WHAT TO PRODUCE:
Print, word for word, the opening line of the data below and every line after it through the line that contains "plt.rcParams['font.family'] = ['Liberation", but not the pictures.

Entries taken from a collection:
** start **

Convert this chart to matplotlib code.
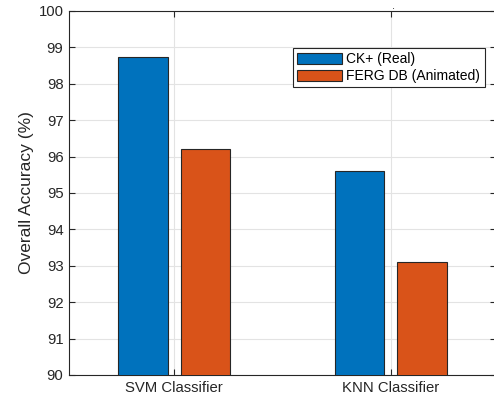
import matplotlib
matplotlib.use("Agg")
import matplotlib.pyplot as plt
import numpy as np

categories = ["SVM Classifier", "KNN Classifier"]
series_names = ["CK+ (Real)", "FERG DB (Animated)"]
ck_real = [98.75, 95.6]
ferg_animated = [96.2, 93.1]
yticks = [90, 91, 92, 93, 94, 95, 96, 97, 98, 99, 100]

plt.rcParams['font.family'] = ['Liberation Sans', 'DejaVu Sans']

W, H = 494, 398
fig = plt.figure(figsize=(W/100, H/100), dpi=100)
left, right, top, bottom = 69, 496, 11, 375
ax = fig.add_axes([left/W, 1-bottom/H, (right-left)/W, (bottom-top)/H])

x = np.arange(1, len(categories)+1)
off = 0.143
bw = 0.226
colors = ["#0072BD", "#D95319"]
ax.bar(x-off, ck_real, bw, color=colors[0], edgecolor="#262626", linewidth=0.8,
       label=series_names[0], zorder=3)
ax.bar(x+off, ferg_animated, bw, color=colors[1], edgecolor="#262626", linewidth=0.8,
       label=series_names[1], zorder=3)

ax.set_xlim(0.516, 2.484)
ax.set_ylim(90, 100)
ax.set_yticks(yticks)
ax.set_xticks(x)
ax.set_xticklabels(categories)
ax.tick_params(direction='in', length=4.5, width=0.8, colors="#262626",
               labelsize=10.7, top=True, right=True, labelcolor="#262626")
ax.tick_params(axis='y', pad=4)
ax.tick_params(axis='x', pad=4)
ax.grid(True, color="#e3e3e3", linewidth=0.8, zorder=0)
ax.set_axisbelow(True)
for s in ax.spines.values():
    s.set_color("#262626")
    s.set_linewidth(0.8)
ax.set_ylabel("Overall Accuracy (%)", fontsize=12.5, color="#262626", labelpad=3)

leg = ax.legend(loc='upper left', bbox_to_anchor=(293/W, 1-48/H),
                bbox_transform=fig.transFigure, fontsize=10, fancybox=False,
                framealpha=1, edgecolor="#262626", handlelength=3.2,
                handleheight=0.9, handletextpad=0.35, borderpad=0.3,
                labelspacing=0.22, borderaxespad=0)
leg.get_frame().set_linewidth(0.8)

fig.text(393/W, 1-6/H, ".", fontsize=8, ha='center', va='center', color="#222222")

fig.savefig("out.png", dpi=100)
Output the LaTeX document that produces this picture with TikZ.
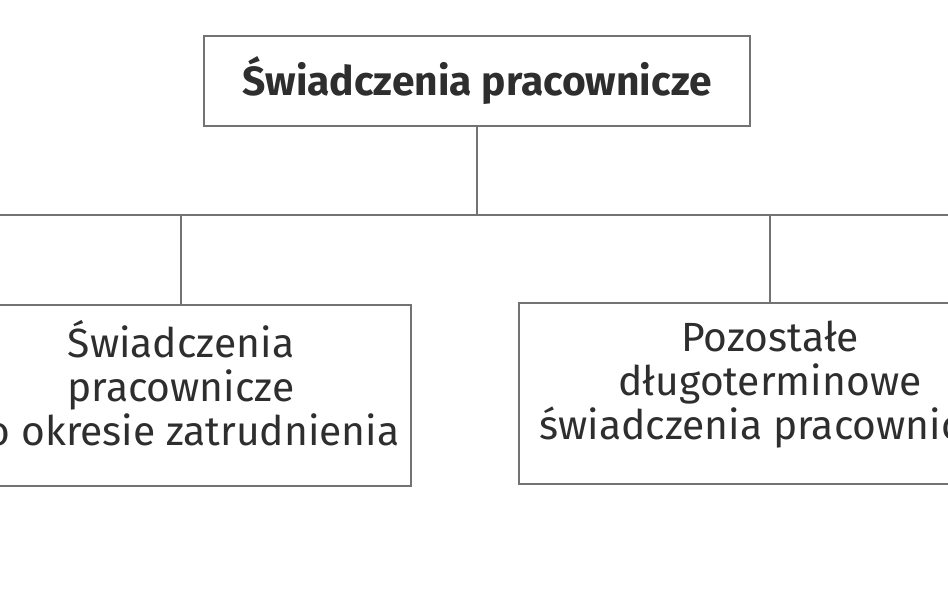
\documentclass[tikz,border=0pt]{standalone}
\usepackage{fontspec}
\setmainfont{Fira Sans}
\usepackage{tikz}
\definecolor{boxline}{HTML}{737373}
\definecolor{boxtext}{HTML}{2E2E2E}
\tikzset{
	benefit/.style={draw=boxline, line width=0.07cm, fill=white, text=boxtext, align=center, inner sep=0pt},
	link/.style={draw=boxline, line width=0.07cm}
}

\begin{document}
\begin{tikzpicture}
		%%%%% START %%%%%
		\useasboundingbox (0, 0) rectangle (23.7, -14.825);
		\clip (0, 0) rectangle (23.7, -14.825);
		
		\node[benefit, minimum width=13.65cm, minimum height=2.25cm, font=\fontsize{29}{31}\selectfont\bfseries] (root) at (11.925, -2.025) {Świadczenia pracownicze};
		
		\coordinate (busL) at (-0.5, -5.375);
		\coordinate (busR) at (24.2, -5.375);
		\draw[link] (busL) -- (busR);
		\draw[link] (root.south) -- (root.south |- busL);
		
		\node[benefit, minimum width=11.5cm, minimum height=4.525cm, text depth=0.65cm, font=\fontsize{29}{31.3}\selectfont] (post) at (4.525, -9.8875) {Świadczenia\\pracownicze\\po okresie zatrudnienia};
		\node[benefit, minimum width=12.55cm, minimum height=4.525cm, text depth=0.65cm, font=\fontsize{29}{31.3}\selectfont] (other) at (19.25, -9.8375) {Pozostałe\\długoterminowe\\świadczenia pracownicze};
		
		\draw[link] (post.north) -- (post.north |- busL);
		\draw[link] (other.north) -- (other.north |- busL);
		%%%%% END %%%%%
\end{tikzpicture}
\end{document}
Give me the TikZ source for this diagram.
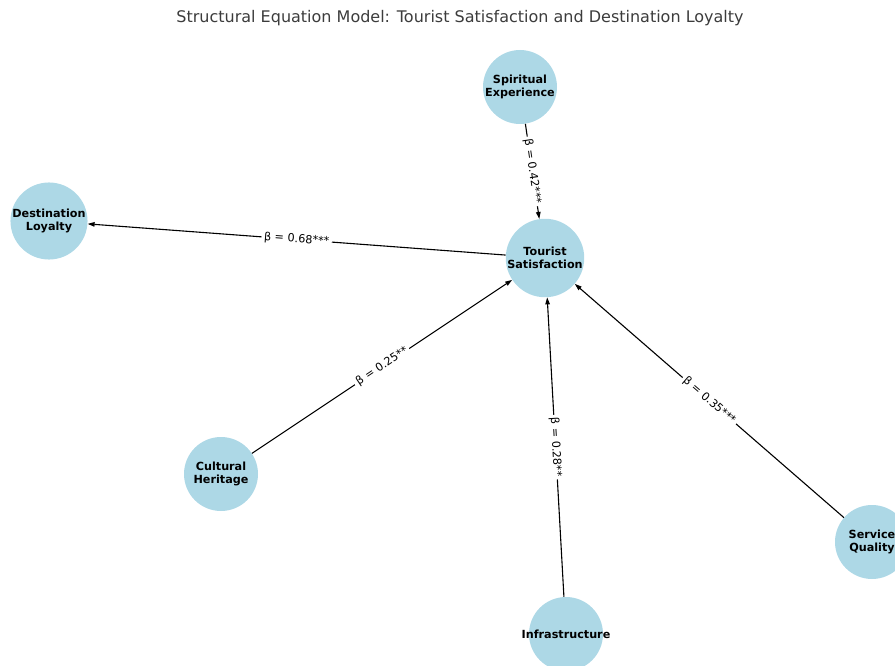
\documentclass[tikz,border=0pt]{standalone}
\usepackage{fontspec}
\setmainfont{DejaVu Sans}
\definecolor{nodeblue}{RGB}{173,216,230}
\definecolor{titlegray}{RGB}{60,60,60}
\usetikzlibrary{arrows.meta}

\begin{document}
\begin{tikzpicture}[
  x=1pt, y=-1pt,
  font=\fontsize{11.2}{13.5}\selectfont,
  arrow/.style={-{Triangle[length=7pt, width=4.5pt]}, line width=1.1pt, black},
  nd/.style={circle, fill=nodeblue, minimum size=74pt, inner sep=0pt,
             align=center, font=\fontsize{11.2}{13.5}\selectfont\bfseries},
  lbl/.style={sloped, fill=white, inner sep=2.5pt, rounded corners=2pt,
              font=\fontsize{11.2}{13}\selectfont},
]

\useasboundingbox (0,0) rectangle (895,666);
\clip (0,0) rectangle (895,666);

% --- Title ---
\node[font=\fontsize{16}{19}\selectfont, text=titlegray] (title) at (460,18)
  {Structural Equation Model: Tourist Satisfaction and Destination Loyalty};

% --- Constructs (pixel positions) ---
\node[nd] (sat)     at (545,258) {Tourist\\Satisfaction};
\node[nd] (spirit)  at (520,87)  {Spiritual\\Experience};
\node[nd] (loyal)   at (49,221)  {Destination\\Loyalty};
\node[nd] (culture) at (221,474) {Cultural\\Heritage};
\node[nd] (infra)   at (566,634) {\makebox[0pt]{Infrastructure}};
\node[nd] (service) at (872,542) {Service\\Quality};

% --- Paths into satisfaction ---
\draw[arrow] (spirit)  -- node[lbl] {β = 0.42***} (sat);
\draw[arrow] (culture) -- node[lbl] {β = 0.25**}  (sat);
\draw[arrow] (infra)   -- node[lbl] {β = 0.28**}  (sat);
\draw[arrow] (service) -- node[lbl] {β = 0.35***} (sat);

% --- Outcome path ---
\draw[arrow] (sat) -- node[lbl] {β = 0.68***} (loyal);

\end{tikzpicture}
\end{document}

** end **

SOLUTION TO THIS PROBLEM:
Convert this chart to matplotlib code.
import matplotlib
matplotlib.use("Agg")
import matplotlib.pyplot as plt
import numpy as np

categories = ["SVM Classifier", "KNN Classifier"]
series_names = ["CK+ (Real)", "FERG DB (Animated)"]
ck_real = [98.75, 95.6]
ferg_animated = [96.2, 93.1]
yticks = [90, 91, 92, 93, 94, 95, 96, 97, 98, 99, 100]

plt.rcParams['font.family'] = ['Liberation Sans', 'DejaVu Sans']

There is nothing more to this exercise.